▶ _Prompt_
Repeat the material exactly from its first line to the line that includes "const seriesNames = ['ERA". Skip pictures.

▶ _Material_
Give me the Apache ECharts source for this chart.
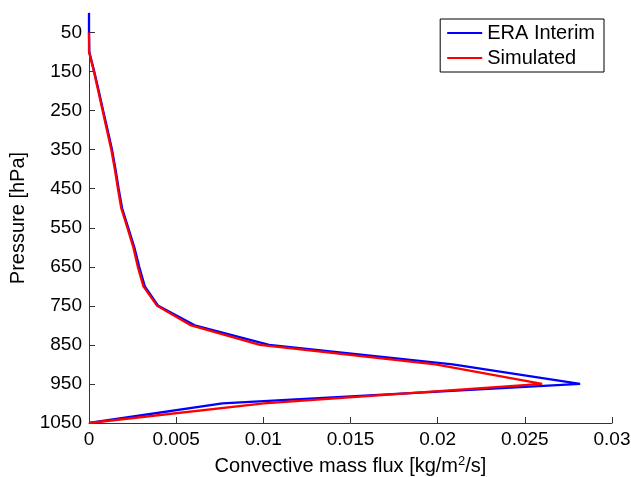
<!DOCTYPE html>
<html>
<head>
<meta charset="utf-8">
<script src="https://cdn.jsdelivr.net/npm/echarts@6/dist/echarts.min.js"></script>
<style>html,body{margin:0;padding:0;background:#fff}#c{width:631px;height:477px}</style>
</head>
<body>
<div id="c"></div>
<script>
// Pressure levels (hPa)
const eraLevels = [0, 50, 100, 150, 200, 250, 300, 350, 400, 450, 500, 550, 600, 650, 700, 750, 800, 850, 900, 950, 1000, 1050];
const eraFlux   = [0, 0, 0.00002, 0.0003, 0.00056, 0.00081, 0.00107, 0.00132, 0.00152, 0.0017, 0.0019, 0.00225, 0.0026, 0.00288, 0.0032, 0.00397, 0.00606, 0.01033, 0.02086, 0.02817, 0.00765, 0];
const simLevels = [50, 100, 150, 200, 250, 300, 350, 400, 450, 500, 550, 600, 650, 700, 750, 800, 850, 900, 950, 1000, 1050];
const simFlux   = [0, 0, 0.00028, 0.00053, 0.00078, 0.00103, 0.00128, 0.00148, 0.00166, 0.00185, 0.0022, 0.00254, 0.0028, 0.00312, 0.00391, 0.00586, 0.0098, 0.01987, 0.02599, 0.01003, 0];
const yTicks = [50, 150, 250, 350, 450, 550, 650, 750, 850, 950, 1050];
const seriesNames = ['ERA Interim', 'Simulated'];

const font = 'Liberation Sans, Arial, Helvetica, sans-serif';
const fs = 19;
const fsT = 20;
const axisCol = '#333';

const chart = echarts.init(document.getElementById('c'), null, {renderer: 'canvas'});
chart.setOption({
  animation: false,
  backgroundColor: '#fff',
  grid: {left: 89, right: 19, top: 13, bottom: 54, containLabel: false, outerBoundsMode: 'none'},
  legend: {
    orient: 'vertical',
    right: 27, top: 19,
    backgroundColor: '#fff',
    borderColor: '#000', borderWidth: 1, borderRadius: 0,
    padding: [4, 9, 4, 7],
    itemGap: 5,
    icon: 'rect',
    itemWidth: 35, itemHeight: 2,
    textStyle: {fontFamily: font, fontSize: fsT, color: '#000'},
    data: seriesNames
  },
  xAxis: {
    type: 'value', min: 0, max: 0.03, interval: 0.005,
    name: 'Convective mass flux [kg/m{sup|2}/s]',
    nameLocation: 'middle', nameGap: 32,
    nameTextStyle: {fontFamily: font, fontSize: fsT, color: '#000',
      rich: {sup: {fontFamily: font, fontSize: 13, color: '#000', verticalAlign: 'bottom', padding: [0, 0, 9, 0]}}},
    axisLine: {show: true, onZero: false, lineStyle: {color: axisCol, width: 1}},
    axisTick: {show: true, inside: true, length: 6, lineStyle: {color: axisCol}},
    axisLabel: {fontFamily: font, fontSize: fs, color: '#000', margin: 7,
      formatter: v => String(+v.toFixed(3))},
    splitLine: {show: false}
  },
  yAxis: {
    type: 'value', min: 0, max: 1050, inverse: true,
    name: 'Pressure [hPa]',
    nameLocation: 'middle', nameGap: 50, nameRotate: 90,
    nameTextStyle: {fontFamily: font, fontSize: fsT, color: '#000'},
    axisLine: {show: true, onZero: false, lineStyle: {color: axisCol, width: 1}},
    axisTick: {show: true, inside: true, length: 6, customValues: yTicks, lineStyle: {color: axisCol}},
    axisLabel: {fontFamily: font, fontSize: fs, color: '#000', margin: 7, customValues: yTicks,
      formatter: v => String(v)},
    splitLine: {show: false}
  },
  series: [
    {
      name: seriesNames[0], type: 'line', symbol: 'none', showSymbol: false,
      lineStyle: {color: '#0000ff', width: 2.3}, itemStyle: {color: '#0000ff'},
      data: eraLevels.map((p, i) => [eraFlux[i], p])
    },
    {
      name: seriesNames[1], type: 'line', symbol: 'none', showSymbol: false,
      lineStyle: {color: '#ff0000', width: 2.3}, itemStyle: {color: '#ff0000'},
      data: simLevels.map((p, i) => [simFlux[i], p])
    }
  ]
});
</script>
</body>
</html>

▶ _Exercise response_
Give me the Apache ECharts source for this chart.
<!DOCTYPE html>
<html>
<head>
<meta charset="utf-8">
<script src="https://cdn.jsdelivr.net/npm/echarts@6/dist/echarts.min.js"></script>
<style>html,body{margin:0;padding:0;background:#fff}#c{width:631px;height:477px}</style>
</head>
<body>
<div id="c"></div>
<script>
// Pressure levels (hPa)
const eraLevels = [0, 50, 100, 150, 200, 250, 300, 350, 400, 450, 500, 550, 600, 650, 700, 750, 800, 850, 900, 950, 1000, 1050];
const eraFlux   = [0, 0, 0.00002, 0.0003, 0.00056, 0.00081, 0.00107, 0.00132, 0.00152, 0.0017, 0.0019, 0.00225, 0.0026, 0.00288, 0.0032, 0.00397, 0.00606, 0.01033, 0.02086, 0.02817, 0.00765, 0];
const simLevels = [50, 100, 150, 200, 250, 300, 350, 400, 450, 500, 550, 600, 650, 700, 750, 800, 850, 900, 950, 1000, 1050];
const simFlux   = [0, 0, 0.00028, 0.00053, 0.00078, 0.00103, 0.00128, 0.00148, 0.00166, 0.00185, 0.0022, 0.00254, 0.0028, 0.00312, 0.00391, 0.00586, 0.0098, 0.01987, 0.02599, 0.01003, 0];
const yTicks = [50, 150, 250, 350, 450, 550, 650, 750, 850, 950, 1050];
const seriesNames = ['ERA Interim', 'Simulated'];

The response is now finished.